Competition from ride-hailing does not appear to be the problem for public transit, as respondents who ride-hail are more likely to use public transit than those who do not. The most frequent users of public transit – lower-income residents – are also the most frequent users of ride-hailing services.
To dig deeper and identify potential solutions, LABarometer researchers analyzed the individual circumstances and attitudes associated with increased public transit among residents.
“Our findings suggest that safety improvements could get more people on the Metro,” said Kyla Thomas, director of the LABarometer and a sociologist with the USC Dornsife Center for Economic and Social Research. “But improving convenience for daily activities is likely to get people to use the Metro more frequently, as a real substitute for the car.”
Conversely, there may be tipping points that finally persuade drivers to make greater use of public transportation.
“The habit of driving persists even when traffic becomes the nightmare that it is in L.A. today,” Wood said. “But motorists will change their habits and use more public transportation if you add some friction to driving, such as making parking more expensive or simply unavailable.”

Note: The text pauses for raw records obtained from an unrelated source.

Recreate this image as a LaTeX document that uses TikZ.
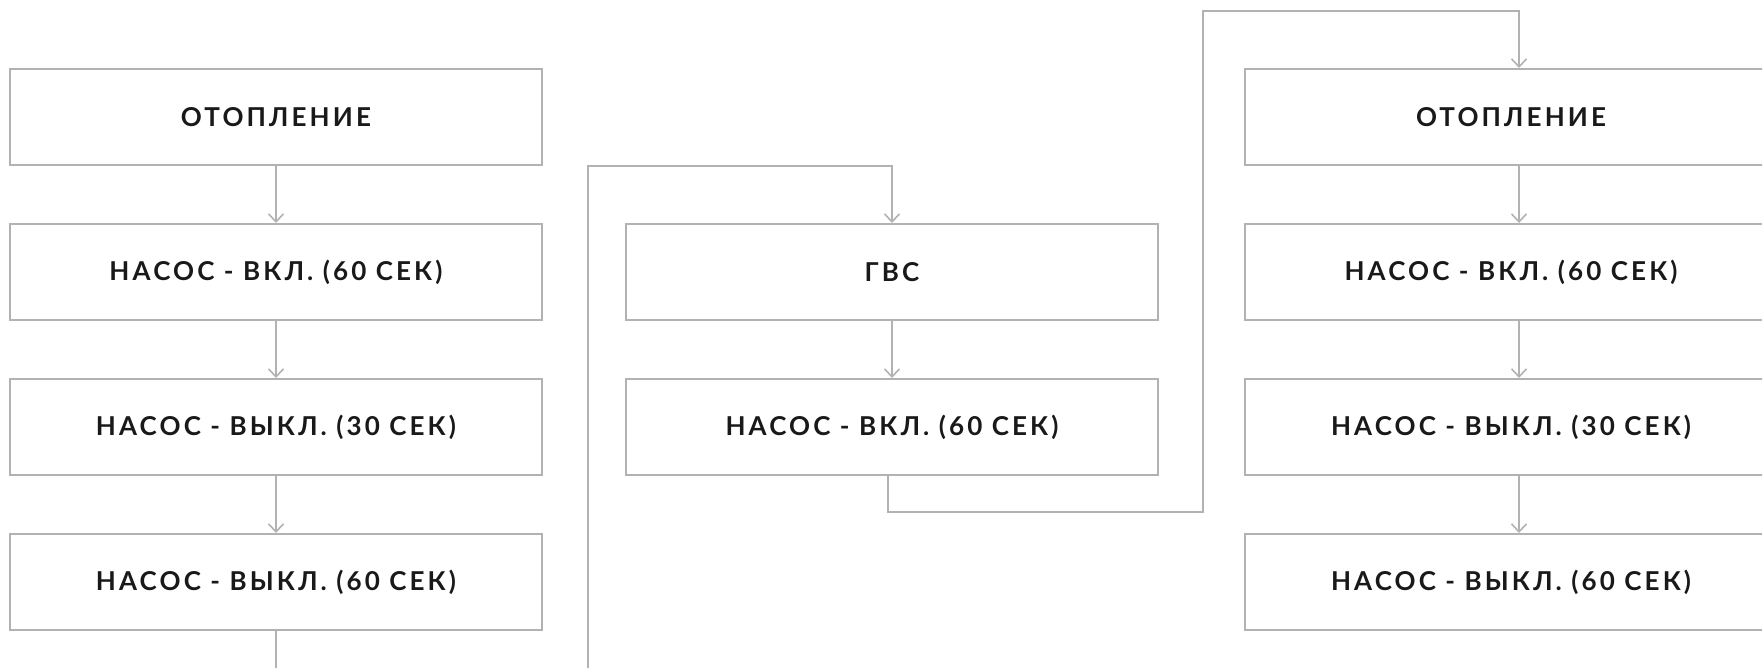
\documentclass[tikz,border=0pt]{standalone}
\usepackage{fontspec}
\newfontfamily\lblfont[LetterSpace=12]{Lato Bold}
\usetikzlibrary{arrows.meta}
\definecolor{linegray}{RGB}{178,178,178}
\tikzset{
  stepbox/.style={draw=linegray, line width=1pt, minimum width=266pt, minimum height=48pt,
    inner sep=0pt, font=\lblfont\fontsize{13}{15}\selectfont, text=black!90},
  conn/.style={draw=linegray, line width=1pt},
  arr/.style={conn, -{Straight Barb[length=4pt,width=7.5pt,line width=0.8pt]}}
}
\begin{document}
\begin{tikzpicture}[x=0.5pt,y=-0.5pt]
\useasboundingbox (0,0) rectangle (1762,668);
\clip (0,0) rectangle (1762,668);
% left column
\node[stepbox] (L1) at (276,117) {ОТОПЛЕНИЕ};
\node[stepbox] (L2) at (276,272) {НАСОС - ВКЛ. (60 СЕК)};
\node[stepbox] (L3) at (276,427) {НАСОС - ВЫКЛ. (30 СЕК)};
\node[stepbox] (L4) at (276,582) {НАСОС - ВЫКЛ. (60 СЕК)};
% middle column
\node[stepbox] (M1) at (892,272) {ГВС};
\node[stepbox] (M2) at (892,427) {НАСОС - ВКЛ. (60 СЕК)};
% right column
\node[stepbox] (R1) at (1511,117) {ОТОПЛЕНИЕ};
\node[stepbox] (R2) at (1511,272) {НАСОС - ВКЛ. (60 СЕК)};
\node[stepbox] (R3) at (1511,427) {НАСОС - ВЫКЛ. (30 СЕК)};
\node[stepbox] (R4) at (1511,582) {НАСОС - ВЫКЛ. (60 СЕК)};
% helper coordinates
\coordinate (botL) at (276,672);
\coordinate (botM) at (587.5,672);
\coordinate (topM) at (587.5,166);
\coordinate (kA) at (888,512);
\coordinate (kB) at (1203,512);
\coordinate (kC) at (1203,11);
\coordinate (ax) at (1519,0);
% connectors
\draw[arr] (L1) -- (L2);
\draw[arr] (L2) -- (L3);
\draw[arr] (L3) -- (L4);
\draw[conn] (L4.south) -- (botL);
\draw[arr] (botM) -- (topM) -| (M1.north);
\draw[arr] (M1) -- (M2);
\draw[arr] (M2.south -| kA) -- (kA) -- (kB) -- (kC) -| (ax |- R1.north);
\draw[arr] (ax |- R1.south) -- (ax |- R2.north);
\draw[arr] (ax |- R2.south) -- (ax |- R3.north);
\draw[arr] (ax |- R3.south) -- (ax |- R4.north);
\end{tikzpicture}
\end{document}
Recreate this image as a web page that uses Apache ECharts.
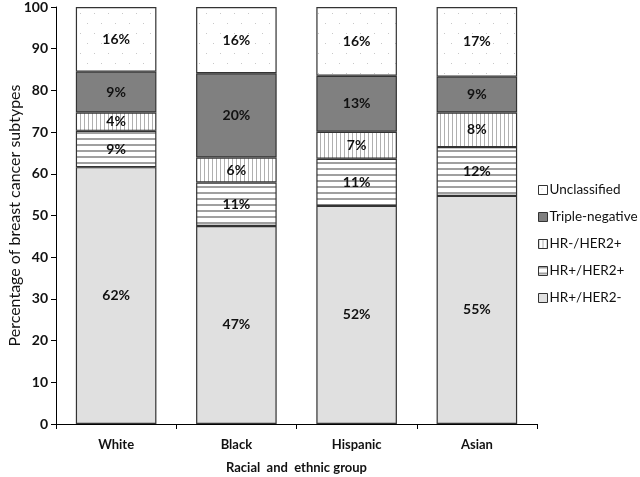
<!DOCTYPE html>
<html><head><meta charset="utf-8">
<script src="https://cdn.jsdelivr.net/npm/echarts@6/dist/echarts.min.js"></script>
<style>html,body{margin:0;padding:0;background:#fff}#c{width:640px;height:477px}</style>
</head><body><div id="c"></div>
<script>
const categories = ['White', 'Black', 'Hispanic', 'Asian'];
const seriesNames = ['HR+/HER2-', 'HR+/HER2+', 'HR-/HER2+', 'Triple-negative', 'Unclassified'];
const hrPosHer2Neg = [61.6, 47.5, 52.3, 54.7];
const hrPosHer2Pos = [8.7, 10.4, 11.3, 11.7];
const hrNegHer2Pos = [4.4, 6.0, 6.5, 8.3];
const tripleNeg = [9.8, 20.2, 13.4, 8.6];
const unclassified = [15.5, 15.9, 16.5, 16.7];
const labelsHrPosHer2Neg = ['62%', '47%', '52%', '55%'];
const labelsHrPosHer2Pos = ['9%', '11%', '11%', '12%'];
const labelsHrNegHer2Pos = ['4%', '6%', '7%', '8%'];
const labelsTripleNeg = ['9%', '20%', '13%', '9%'];
const labelsUnclassified = ['16%', '16%', '16%', '17%'];
const yTicks = [0, 10, 20, 30, 40, 50, 60, 70, 80, 90, 100];

function makeTile(w, h, draw) {
  const c = document.createElement('canvas');
  c.width = w; c.height = h;
  const g = c.getContext('2d');
  g.fillStyle = '#ffffff'; g.fillRect(0, 0, w, h);
  draw(g);
  return { image: c, repeat: 'repeat' };
}
const dotsPat = makeTile(14, 20, g => { g.fillStyle = '#c8c8c8'; g.fillRect(3, 3, 1, 1); g.fillRect(10, 13, 1, 1); });
const hLinesPat = makeTile(6, 6, g => { g.fillStyle = '#a0a0a0'; g.fillRect(0, 0, 6, 2); });
const vLinesPat = makeTile(4, 4, g => { g.fillStyle = '#b0b0b0'; g.fillRect(0, 0, 1, 4); });

const FONT = 'Lato';
const datasets = [hrPosHer2Neg, hrPosHer2Pos, hrNegHer2Pos, tripleNeg, unclassified];
const labelSets = [labelsHrPosHer2Neg, labelsHrPosHer2Pos, labelsHrNegHer2Pos, labelsTripleNeg, labelsUnclassified];
const fills = ['#e0e0e0', hLinesPat, vLinesPat, '#808080', dotsPat];

const series = seriesNames.map((name, i) => ({
  name: name,
  type: 'bar',
  stack: 'total',
  barCategoryGap: '33%',
  data: datasets[i],
  itemStyle: { color: fills[i], borderColor: '#333', borderWidth: 1.2 },
  label: {
    show: true, position: 'inside',
    formatter: p => labelSets[i][p.dataIndex],
    fontFamily: FONT, fontWeight: 'bold', fontSize: 14, color: '#111'
  },
  emphasis: { disabled: true }
}));

const chart = echarts.init(document.getElementById('c'), null, { renderer: 'canvas' });
chart.setOption({
  animation: false,
  grid: { left: 56, right: 103, top: 7, bottom: 53, containLabel: false, outerBoundsMode: 'none' },
  legend: {
    orient: 'vertical', left: 533, top: 178,
    icon: 'rect',
    data: ['Unclassified', 'Triple-negative', 'HR-/HER2+', 'HR+/HER2+', 'HR+/HER2-'],
    itemWidth: 9, itemHeight: 9, itemGap: 13,
    itemStyle: { borderColor: '#333', borderWidth: 1 },
    textStyle: { fontFamily: FONT, fontSize: 13.5, color: '#111', padding: [0, 0, 0, -3] },
    selectedMode: false
  },
  xAxis: {
    type: 'category', data: categories,
    name: 'Racial  and  ethnic group', nameLocation: 'middle', nameGap: 37,
    nameTextStyle: { fontFamily: FONT, fontSize: 13, fontWeight: 'bold', color: '#111' },
    axisLine: { lineStyle: { color: '#000', width: 1 } },
    axisTick: { show: true, length: 5, inside: false, lineStyle: { color: '#000' } },
    axisLabel: { fontFamily: FONT, fontSize: 13, fontWeight: 'bold', color: '#111', margin: 14 }
  },
  yAxis: {
    type: 'value', min: 0, max: 100, interval: 10,
    name: 'Percentage of breast cancer subtypes', nameLocation: 'middle', nameGap: 33,
    nameMoveOverlap: false,
    nameTextStyle: { fontFamily: FONT, fontSize: 16, color: '#111' },
    axisLine: { show: true, lineStyle: { color: '#000', width: 1 } },
    axisTick: { show: true, length: 5, lineStyle: { color: '#000' } },
    axisLabel: { fontFamily: FONT, fontSize: 14, fontWeight: 'bold', color: '#111', margin: 8,
      formatter: v => yTicks.includes(v) ? String(v) : '' },
    splitLine: { show: false }
  },
  series: series
});
</script></body></html>
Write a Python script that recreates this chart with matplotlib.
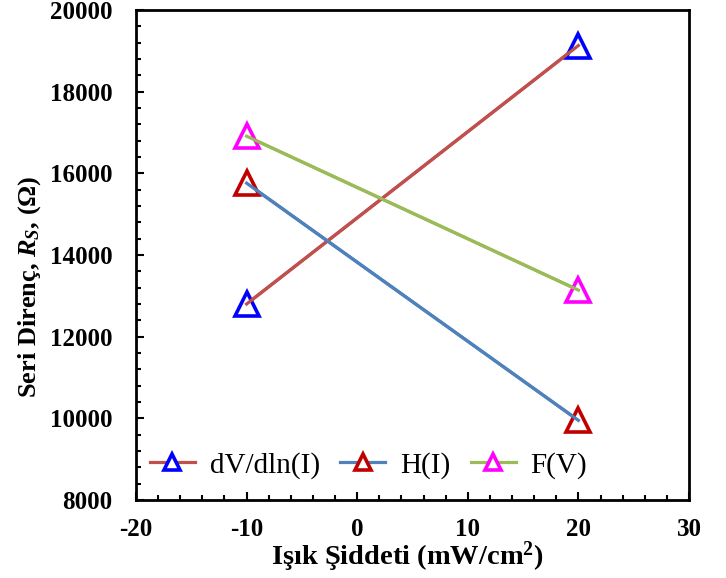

For those who use public transit, walking is by far the most popular way to get to a bus or Metro station. Yet, the LABarometer shows that more travel-related incidents of harassment and assault are happening on our sidewalks than anywhere else, and to women more so than men. Sixteen percent of women and 5% of men said they experienced some form of sexual harassment last year while traveling. Seventy-four percent of those who experienced sexual harassment or assault reported that they were walking at the time of the incident.
Who's on scooters and e-bikes?
Perhaps not surprisingly, residents who use e-scooters or e-bikes are more likely to use the Metro. But despite the amount of media attention devoted to these newly arrived modes of transportation, 94% of residents said they’d never used them. Fewer than 2% of people said they used them at least once a week.
About USC Dornsife/Union Bank LABarometer
LABarometer is a quarterly, internet-based survey of Los Angeles County residents, designed and administered by the USC Dornsife Center for Economic and Social Research. The survey monitors social conditions and attitudes in Los Angeles, with a focus on four key issues: livability; mobility; sustainability and resilience; and affordability and prosperity.